#### Directions:
Your task is to repeat only the lines from the one with "Recreate this image" through the one with "const series = [excellent, veryGood, good, fair, poor];", exactly as they stand, both ends included.

#### Information given:

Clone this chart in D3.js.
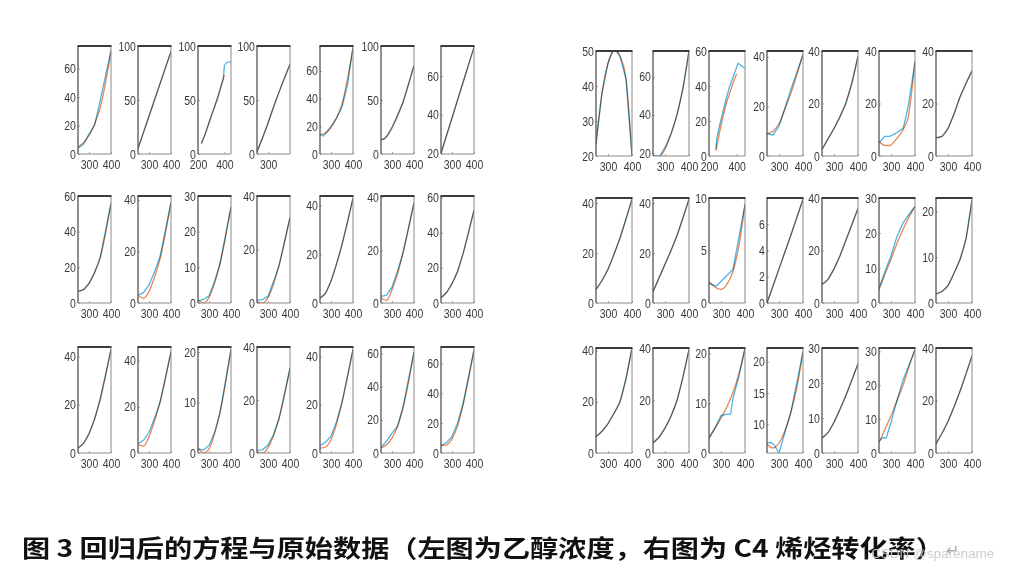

==

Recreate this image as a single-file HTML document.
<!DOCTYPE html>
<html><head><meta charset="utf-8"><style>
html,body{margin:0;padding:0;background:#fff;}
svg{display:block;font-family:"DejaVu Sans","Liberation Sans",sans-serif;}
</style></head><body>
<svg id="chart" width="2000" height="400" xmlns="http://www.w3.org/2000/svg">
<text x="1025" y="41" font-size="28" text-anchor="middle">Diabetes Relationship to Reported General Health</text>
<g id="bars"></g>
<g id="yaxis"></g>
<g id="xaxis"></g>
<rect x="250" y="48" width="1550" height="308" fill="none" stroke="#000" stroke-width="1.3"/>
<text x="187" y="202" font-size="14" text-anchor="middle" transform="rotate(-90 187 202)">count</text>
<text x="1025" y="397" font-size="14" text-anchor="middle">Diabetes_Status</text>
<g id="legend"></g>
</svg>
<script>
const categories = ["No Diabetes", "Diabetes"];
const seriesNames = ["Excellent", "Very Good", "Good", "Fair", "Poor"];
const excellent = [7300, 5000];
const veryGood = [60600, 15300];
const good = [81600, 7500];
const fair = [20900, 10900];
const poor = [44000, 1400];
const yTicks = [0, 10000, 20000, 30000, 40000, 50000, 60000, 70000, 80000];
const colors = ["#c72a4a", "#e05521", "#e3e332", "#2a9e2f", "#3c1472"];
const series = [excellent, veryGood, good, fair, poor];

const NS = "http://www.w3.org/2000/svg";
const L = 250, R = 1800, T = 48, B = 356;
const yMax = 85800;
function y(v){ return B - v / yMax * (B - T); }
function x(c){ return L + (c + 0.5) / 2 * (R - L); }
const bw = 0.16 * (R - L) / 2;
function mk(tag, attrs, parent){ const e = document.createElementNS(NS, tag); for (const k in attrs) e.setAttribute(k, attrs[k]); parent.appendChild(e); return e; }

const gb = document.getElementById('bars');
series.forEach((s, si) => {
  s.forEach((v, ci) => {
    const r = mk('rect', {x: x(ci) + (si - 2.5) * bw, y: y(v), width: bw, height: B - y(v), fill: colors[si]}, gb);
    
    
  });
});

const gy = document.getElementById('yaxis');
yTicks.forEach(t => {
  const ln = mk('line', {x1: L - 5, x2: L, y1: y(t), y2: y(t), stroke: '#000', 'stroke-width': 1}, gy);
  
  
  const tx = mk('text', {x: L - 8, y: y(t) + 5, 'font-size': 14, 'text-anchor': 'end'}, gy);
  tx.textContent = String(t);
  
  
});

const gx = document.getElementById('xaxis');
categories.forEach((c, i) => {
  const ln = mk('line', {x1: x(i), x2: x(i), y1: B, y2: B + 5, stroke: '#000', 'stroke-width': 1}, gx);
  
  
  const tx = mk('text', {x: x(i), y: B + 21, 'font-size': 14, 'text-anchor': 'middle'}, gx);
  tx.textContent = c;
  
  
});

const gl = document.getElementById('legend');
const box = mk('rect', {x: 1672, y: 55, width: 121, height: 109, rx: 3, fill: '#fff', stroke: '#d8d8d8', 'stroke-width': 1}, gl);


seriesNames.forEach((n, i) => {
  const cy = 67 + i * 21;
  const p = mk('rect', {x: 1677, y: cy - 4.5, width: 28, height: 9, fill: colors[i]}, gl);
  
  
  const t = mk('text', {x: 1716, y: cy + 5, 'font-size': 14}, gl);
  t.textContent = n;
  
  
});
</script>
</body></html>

#### Solution:
Recreate this image as a single-file HTML document.
<!DOCTYPE html>
<html><head><meta charset="utf-8"><style>
html,body{margin:0;padding:0;background:#fff;}
svg{display:block;font-family:"DejaVu Sans","Liberation Sans",sans-serif;}
</style></head><body>
<svg id="chart" width="2000" height="400" xmlns="http://www.w3.org/2000/svg">
<text x="1025" y="41" font-size="28" text-anchor="middle">Diabetes Relationship to Reported General Health</text>
<g id="bars"></g>
<g id="yaxis"></g>
<g id="xaxis"></g>
<rect x="250" y="48" width="1550" height="308" fill="none" stroke="#000" stroke-width="1.3"/>
<text x="187" y="202" font-size="14" text-anchor="middle" transform="rotate(-90 187 202)">count</text>
<text x="1025" y="397" font-size="14" text-anchor="middle">Diabetes_Status</text>
<g id="legend"></g>
</svg>
<script>
const categories = ["No Diabetes", "Diabetes"];
const seriesNames = ["Excellent", "Very Good", "Good", "Fair", "Poor"];
const excellent = [7300, 5000];
const veryGood = [60600, 15300];
const good = [81600, 7500];
const fair = [20900, 10900];
const poor = [44000, 1400];
const yTicks = [0, 10000, 20000, 30000, 40000, 50000, 60000, 70000, 80000];
const colors = ["#c72a4a", "#e05521", "#e3e332", "#2a9e2f", "#3c1472"];
const series = [excellent, veryGood, good, fair, poor];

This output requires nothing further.